- Set exercise -
Without the pictures, output the lines of the material from the very first through the one that holds "plt.rcParams['mathtext.bf'] = 'Liberation".

=-=-=-=-=

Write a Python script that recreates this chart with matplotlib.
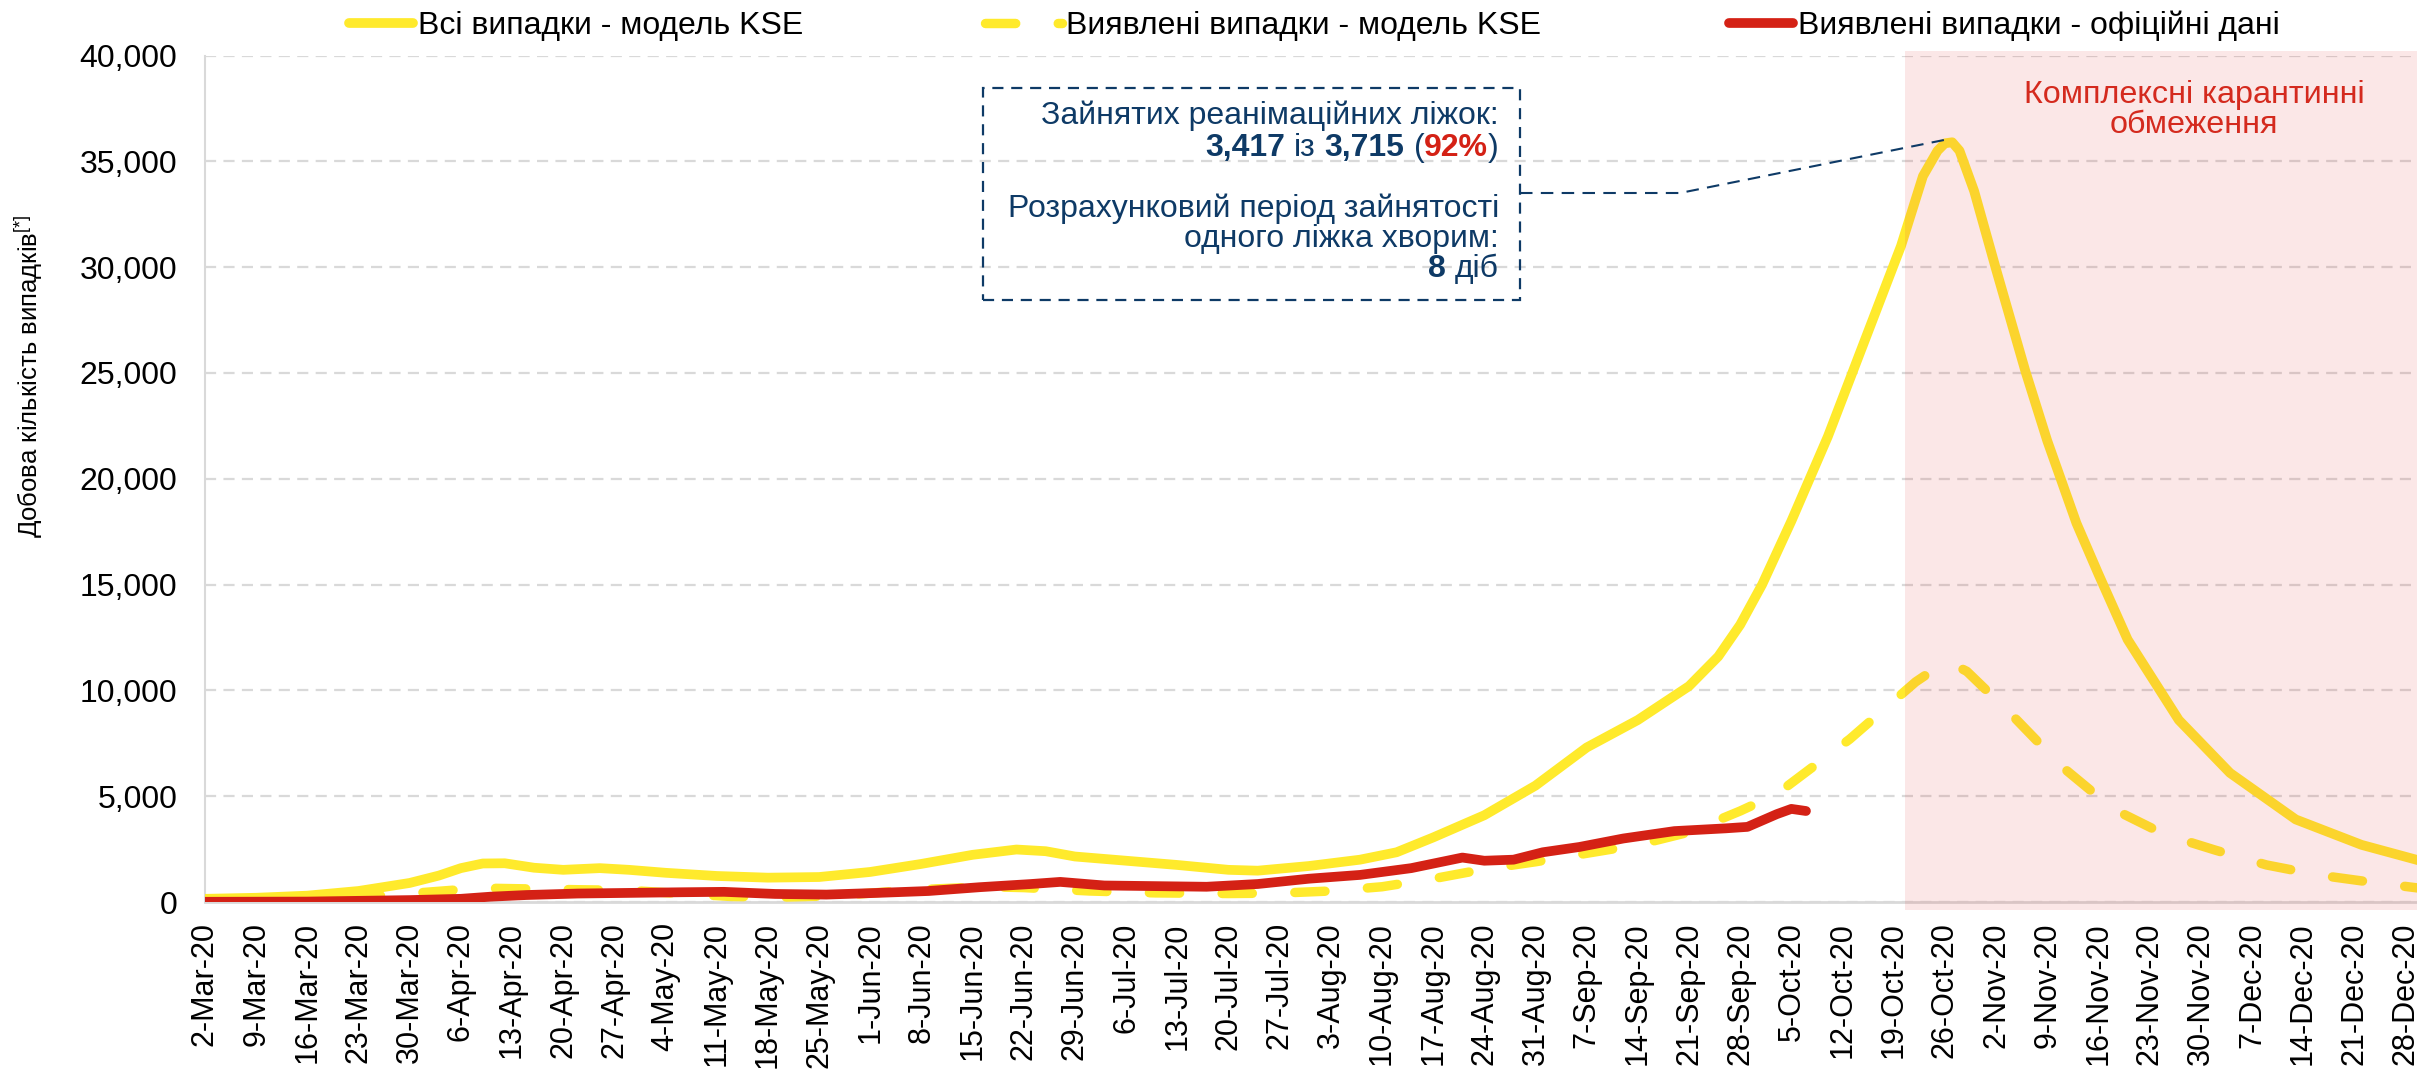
import matplotlib
matplotlib.use("Agg")
import matplotlib.pyplot as plt
import matplotlib.transforms as mtransforms
from matplotlib.patches import Rectangle
from matplotlib.ticker import StrMethodFormatter, MultipleLocator
import pandas as pd

plt.rcParams['font.family'] = ['Liberation Sans', 'DejaVu Sans']
plt.rcParams['mathtext.fontset'] = 'custom'
plt.rcParams['mathtext.rm'] = 'Liberation Sans'
plt.rcParams['mathtext.it'] = 'Liberation Sans:italic'
plt.rcParams['mathtext.bf'] = 'Liberation Sans:bold'

# ---------------- data ----------------
all_dates = ["2020-03-02", "2020-03-09", "2020-03-16", "2020-03-23", "2020-03-30", "2020-04-03",
             "2020-04-06", "2020-04-09", "2020-04-12", "2020-04-16", "2020-04-20", "2020-04-25",
             "2020-04-29", "2020-05-04", "2020-05-11", "2020-05-18", "2020-05-25", "2020-06-01",
             "2020-06-08", "2020-06-15", "2020-06-21", "2020-06-25", "2020-06-29", "2020-07-06",
             "2020-07-13", "2020-07-20", "2020-07-24", "2020-07-31", "2020-08-07", "2020-08-12",
             "2020-08-17", "2020-08-24", "2020-08-31", "2020-09-07", "2020-09-14", "2020-09-21",
             "2020-09-25", "2020-09-28", "2020-10-01", "2020-10-05", "2020-10-10", "2020-10-15",
             "2020-10-20", "2020-10-23", "2020-10-25", "2020-10-26", "2020-10-27", "2020-10-28",
             "2020-10-30", "2020-11-02", "2020-11-06", "2020-11-09", "2020-11-13", "2020-11-16",
             "2020-11-20", "2020-11-27", "2020-12-04", "2020-12-13", "2020-12-22", "2020-12-30"]
all_values = [150, 200, 300, 520, 900, 1250,
              1600, 1820, 1830, 1620, 1520, 1600,
              1520, 1380, 1230, 1150, 1180, 1420,
              1800, 2230, 2480, 2400, 2150, 1950,
              1750, 1520, 1480, 1700, 2000, 2350,
              3050, 4100, 5500, 7300, 8600, 10200,
              11600, 13100, 15000, 18000, 22000, 26500,
              31000, 34300, 35500, 35850, 35900, 35500,
              33600, 29900, 25100, 21800, 17900, 15500,
              12400, 8600, 6100, 3900, 2700, 1950]

det_dates = ["2020-03-02", "2020-03-16", "2020-03-23", "2020-03-30", "2020-04-05", "2020-04-10",
             "2020-04-15", "2020-04-22", "2020-04-29", "2020-05-06", "2020-05-13", "2020-05-20",
             "2020-05-27", "2020-06-03", "2020-06-10", "2020-06-17", "2020-06-22", "2020-07-01",
             "2020-07-10", "2020-07-20", "2020-07-27", "2020-08-03", "2020-08-10", "2020-08-17",
             "2020-08-24", "2020-08-31", "2020-09-07", "2020-09-14", "2020-09-21", "2020-09-28",
             "2020-10-03", "2020-10-08", "2020-10-13", "2020-10-18", "2020-10-22", "2020-10-25",
             "2020-10-27", "2020-10-29", "2020-11-01", "2020-11-04", "2020-11-11", "2020-11-18",
             "2020-11-25", "2020-12-02", "2020-12-09", "2020-12-16", "2020-12-23", "2020-12-30"]
det_values = [50, 120, 220, 400, 560, 650,
              620, 580, 550, 400, 260, 230,
              290, 470, 620, 720, 680, 520,
              430, 400, 420, 520, 720, 1100,
              1550, 1900, 2300, 2700, 3300, 4300,
              5100, 6400, 7700, 9200, 10400, 11100,
              11250, 10900, 9900, 8900, 6400, 4400,
              3200, 2450, 1750, 1280, 950, 650]

off_dates = ["2020-03-02", "2020-03-16", "2020-03-30", "2020-04-06", "2020-04-10", "2020-04-15",
             "2020-04-22", "2020-04-29", "2020-05-06", "2020-05-12", "2020-05-19", "2020-05-26",
             "2020-06-02", "2020-06-09", "2020-06-16", "2020-06-23", "2020-06-27", "2020-07-03",
             "2020-07-10", "2020-07-17", "2020-07-24", "2020-07-31", "2020-08-07", "2020-08-14",
             "2020-08-21", "2020-08-24", "2020-08-28", "2020-09-01", "2020-09-06", "2020-09-12",
             "2020-09-19", "2020-09-26", "2020-09-29", "2020-10-03", "2020-10-05", "2020-10-07"]
off_values = [10, 20, 90, 150, 250, 330,
              400, 430, 460, 480, 380, 350,
              430, 520, 700, 850, 950, 780,
              750, 720, 850, 1100, 1280, 1600,
              2100, 1950, 2000, 2350, 2600, 3000,
              3350, 3480, 3550, 4150, 4400, 4300]

tick_labels = ["2-Mar-20", "9-Mar-20", "16-Mar-20", "23-Mar-20", "30-Mar-20", "6-Apr-20", "13-Apr-20",
               "20-Apr-20", "27-Apr-20", "4-May-20", "11-May-20", "18-May-20", "25-May-20", "1-Jun-20",
               "8-Jun-20", "15-Jun-20", "22-Jun-20", "29-Jun-20", "6-Jul-20", "13-Jul-20", "20-Jul-20",
               "27-Jul-20", "3-Aug-20", "10-Aug-20", "17-Aug-20", "24-Aug-20", "31-Aug-20", "7-Sep-20",
               "14-Sep-20", "21-Sep-20", "28-Sep-20", "5-Oct-20", "12-Oct-20", "19-Oct-20", "26-Oct-20",
               "2-Nov-20", "9-Nov-20", "16-Nov-20", "23-Nov-20", "30-Nov-20", "7-Dec-20", "14-Dec-20",
               "21-Dec-20", "28-Dec-20"]

series_names = ["Всі випадки - модель KSE", "Виявлені випадки - модель KSE",
                "Виявлені випадки - офіційні дані"]
quarantine_start = "2020-10-20 14:00"
beds_used, beds_total, beds_pct, bed_days = "3,417", "3,715", "92%", "8"

# ---------------- styling ----------------
YEL = '#FFEA2C'
RED = '#D42115'
NAVY = '#0E3A66'
GRID = '#D9D9D9'

W, H = 2417, 1071
fig = plt.figure(figsize=(W / 100, H / 100), dpi=100)
ax = fig.add_axes([205 / W, 1 - 902 / H, 2212 / W, 846.5 / H])

d_all = pd.to_datetime(all_dates)
d_det = pd.to_datetime(det_dates)
d_off = pd.to_datetime(off_dates)

l1, = ax.plot(d_all, all_values, color=YEL, lw=7, solid_capstyle='round',
              solid_joinstyle='round', zorder=3)
l2, = ax.plot(d_det, det_values, color=YEL, lw=6.8, linestyle=(0, (3.2, 4.5)),
              dash_capstyle='round', dash_joinstyle='round', zorder=3)
l3, = ax.plot(d_off, off_values, color=RED, lw=7, solid_capstyle='round',
              solid_joinstyle='round', zorder=4)

ax.set_ylim(0, 40000)
ax.set_xlim(pd.Timestamp("2020-03-02"), pd.Timestamp("2020-12-29 14:00"))
ax.yaxis.set_major_locator(MultipleLocator(5000))
ax.yaxis.set_major_formatter(StrMethodFormatter('{x:,.0f}'))
tick_dates = pd.to_datetime(tick_labels, format="%d-%b-%y")
ax.set_xticks(tick_dates)
ax.set_xticklabels(tick_labels, rotation=90, fontsize=22, ha='center', va='top')
ax.tick_params(axis='x', length=0, pad=14.5)
ax.tick_params(axis='y', length=0, pad=20, labelsize=23)

ax.grid(axis='y', color=GRID, lw=1.6, linestyle=(0, (5, 3.3)), zorder=1)
ax.set_axisbelow(True)
for s in ['top', 'right']:
    ax.spines[s].set_visible(False)
ax.spines['left'].set_color(GRID)
ax.spines['left'].set_linewidth(1.5)
ax.spines['bottom'].set_color(GRID)
ax.spines['bottom'].set_linewidth(2)

# quarantine shading (drawn over the lines, semi-transparent)
trans = mtransforms.blended_transform_factory(ax.transData, ax.transAxes)
x0 = matplotlib.dates.date2num(pd.Timestamp(quarantine_start))
x1 = ax.get_xlim()[1]
ax.add_patch(Rectangle((x0, -0.009), x1 - x0, 1.014, transform=trans,
                       facecolor='#E03C3C', alpha=0.12, edgecolor='none',
                       zorder=6, clip_on=False))
fig.text(2194 / W, 1 - 103 / H, "Комплексні карантинні", ha='center', va='baseline',
         fontsize=23.3, color='#D42A1E', zorder=8)
fig.text(2194 / W, 1 - 133 / H, "обмеження", ha='center', va='baseline',
         fontsize=23.3, color='#D42A1E', zorder=8)

# y label
fig.text(29 / W, 1 - 376 / H, r"Добова кількість випадків$^{[*]}$", rotation=90,
         ha='center', va='center', fontsize=18.5)

# legends
leg_specs = [(l1, series_names[0], 349, 2.0), (l2, series_names[1], 985, 2.4),
             (l3, series_names[2], 1729, 2.0)]
for h, lab, xp, hl in leg_specs:
    fig.legend(handles=[h], labels=[lab], loc='center left',
               bbox_to_anchor=(xp / W, 1 - 26 / H), bbox_transform=fig.transFigure,
               frameon=False, fontsize=23, handlelength=hl, handletextpad=0.15,
               borderpad=0, borderaxespad=0)

# annotation box
ax.add_patch(Rectangle((983 / W, 1 - 300 / H), (1520 - 983) / W, (300 - 88) / H,
                       transform=fig.transFigure, fill=False, edgecolor=NAVY, lw=1.6,
                       linestyle=(0, (5, 3.5)), zorder=7, clip_on=False))

# connector from box to peak of model curve
peak_i = all_values.index(max(all_values))
peak_x = matplotlib.dates.date2num(d_all[peak_i])
inv = ax.transData.inverted()
p_box = inv.transform((1520, H - 193))
p_knee = inv.transform((1680, H - 193))
p_peak = (peak_x - 0.5, max(all_values) + 150)
ax.plot([p_box[0], p_knee[0], p_peak[0]], [p_box[1], p_knee[1], p_peak[1]],
        color=NAVY, lw=1.5, linestyle=(0, (6, 4)), zorder=7, clip_on=False)

renderer = fig.canvas.get_renderer()
FS = 23


def text_width(s, bold=False):
    t = fig.text(0, 0, s, fontsize=FS, fontweight='bold' if bold else 'normal')
    w = t.get_window_extent(renderer).width
    t.remove()
    return w


space_w = text_width("n n") - text_width("nn")


def rich_line(x_right, baseline, pieces):
    x = x_right
    for txt, bold, color in reversed(pieces):
        if txt == ' ':
            x -= space_w
            continue
        t = fig.text(x / W, 1 - baseline / H, txt, ha='right', va='baseline',
                     fontsize=FS, fontweight='bold' if bold else 'normal',
                     color=color, zorder=8)
        x = t.get_window_extent(renderer).x0


XR = 1499
rich_line(XR, 124, [("Зайнятих реанімаційних ліжок:", False, NAVY)])
rich_line(XR, 156, [(beds_used, True, NAVY), (' ', 0, 0), ("із", False, NAVY), (' ', 0, 0),
                    (beds_total, True, NAVY), (' ', 0, 0), ("(", False, NAVY),
                    (beds_pct, True, RED), (")", False, NAVY)])
rich_line(XR, 217, [("Розрахунковий період зайнятості", False, NAVY)])
rich_line(XR, 247, [("одного ліжка хворим:", False, NAVY)])
rich_line(XR, 277, [(bed_days, True, NAVY), (' ', 0, 0), ("діб", False, NAVY)])

fig.savefig("out.png", dpi=100)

=-=-=-=-=

- Output of the task -
Write a Python script that recreates this chart with matplotlib.
import matplotlib
matplotlib.use("Agg")
import matplotlib.pyplot as plt
import matplotlib.transforms as mtransforms
from matplotlib.patches import Rectangle
from matplotlib.ticker import StrMethodFormatter, MultipleLocator
import pandas as pd

plt.rcParams['font.family'] = ['Liberation Sans', 'DejaVu Sans']
plt.rcParams['mathtext.fontset'] = 'custom'
plt.rcParams['mathtext.rm'] = 'Liberation Sans'
plt.rcParams['mathtext.it'] = 'Liberation Sans:italic'
plt.rcParams['mathtext.bf'] = 'Liberation Sans:bold'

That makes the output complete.